● **Requirements**:
Write out the material again word for word, dropping any images it holds.

● **Provided material**:

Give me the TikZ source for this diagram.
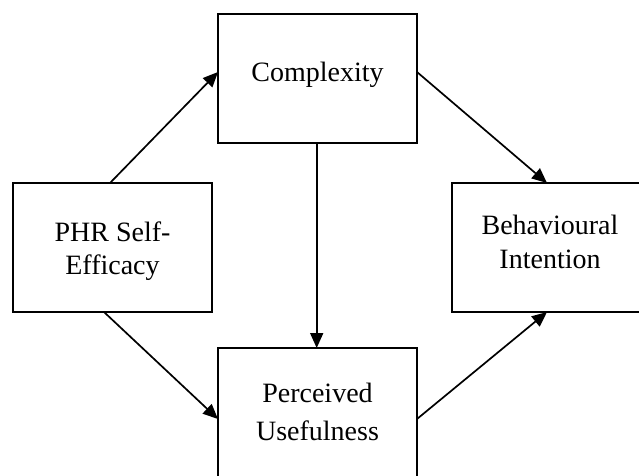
\documentclass[tikz,border=0pt]{standalone}
\usepackage{fontspec}
\setmainfont{Liberation Serif}
\usetikzlibrary{arrows.meta,calc}
\begin{document}
\begin{tikzpicture}[x=1pt,y=-1pt,
  box/.style={draw,line width=1.8pt,minimum width=199pt,minimum height=129pt,
    inner sep=0pt,anchor=north west,outer sep=0pt},
  lbl/.style={align=center,inner sep=0pt,font=\fontsize{28}{33}\selectfont},
  link/.style={line width=1.7pt,-{Triangle[length=15pt,width=13pt]}}]
  \useasboundingbox (0,0) rectangle (639,475);
  \begin{scope}
    \clip (0,0) rectangle (639,475);
    % the four boxes
    \node[box] (phr)  at (13,183)  {};
    \node[box] (comp) at (218,14)  {};
    \node[box] (beh)  at (452,183) {};
    \node[box] (perc) at (218,348) {};
  \end{scope}
  % box labels
  \node[lbl] (phrt)  at (112.5,251)  {PHR Self-\\Efficacy};
  \node[lbl] (compt) at (317.5,75.2) {Complexity};
  \node[lbl,font=\fontsize{28}{34}\selectfont] (beht) at (550,241.5) {Behavioural\\Intention};
  \node[lbl,font=\fontsize{28}{38}\selectfont] (perct) at (317.5,411.5) {Perceived\\Usefulness};
  % causal paths
  \draw[link] ($(phr.north west)+(97,0)$) -- ($(comp.north west)+(0,58)$);
  \draw[link] ($(phr.south west)+(91,0)$) -- ($(perc.north west)+(0,71)$);
  \draw[link] ($(comp.south)+(-0.8,0)$) -- ($(perc.north)+(-0.8,0)$);
  \draw[link] ($(comp.north east)+(0,58)$) -- ($(beh.north west)+(95,0)$);
  \draw[link] ($(perc.north east)+(0,71)$) -- ($(beh.south west)+(95,0)$);
\end{tikzpicture}
\end{document}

● **Answer to this problem**:
Give me the TikZ source for this diagram.
\documentclass[tikz,border=0pt]{standalone}
\usepackage{fontspec}
\setmainfont{Liberation Serif}
\usetikzlibrary{arrows.meta,calc}
\begin{document}
\begin{tikzpicture}[x=1pt,y=-1pt,
  box/.style={draw,line width=1.8pt,minimum width=199pt,minimum height=129pt,
    inner sep=0pt,anchor=north west,outer sep=0pt},
  lbl/.style={align=center,inner sep=0pt,font=\fontsize{28}{33}\selectfont},
  link/.style={line width=1.7pt,-{Triangle[length=15pt,width=13pt]}}]
  \useasboundingbox (0,0) rectangle (639,475);
  \begin{scope}
    \clip (0,0) rectangle (639,475);
    % the four boxes
    \node[box] (phr)  at (13,183)  {};
    \node[box] (comp) at (218,14)  {};
    \node[box] (beh)  at (452,183) {};
    \node[box] (perc) at (218,348) {};
  \end{scope}
  % box labels
  \node[lbl] (phrt)  at (112.5,251)  {PHR Self-\\Efficacy};
  \node[lbl] (compt) at (317.5,75.2) {Complexity};
  \node[lbl,font=\fontsize{28}{34}\selectfont] (beht) at (550,241.5) {Behavioural\\Intention};
  \node[lbl,font=\fontsize{28}{38}\selectfont] (perct) at (317.5,411.5) {Perceived\\Usefulness};
  % causal paths
  \draw[link] ($(phr.north west)+(97,0)$) -- ($(comp.north west)+(0,58)$);
  \draw[link] ($(phr.south west)+(91,0)$) -- ($(perc.north west)+(0,71)$);
  \draw[link] ($(comp.south)+(-0.8,0)$) -- ($(perc.north)+(-0.8,0)$);
  \draw[link] ($(comp.north east)+(0,58)$) -- ($(beh.north west)+(95,0)$);
  \draw[link] ($(perc.north east)+(0,71)$) -- ($(beh.south west)+(95,0)$);
\end{tikzpicture}
\end{document}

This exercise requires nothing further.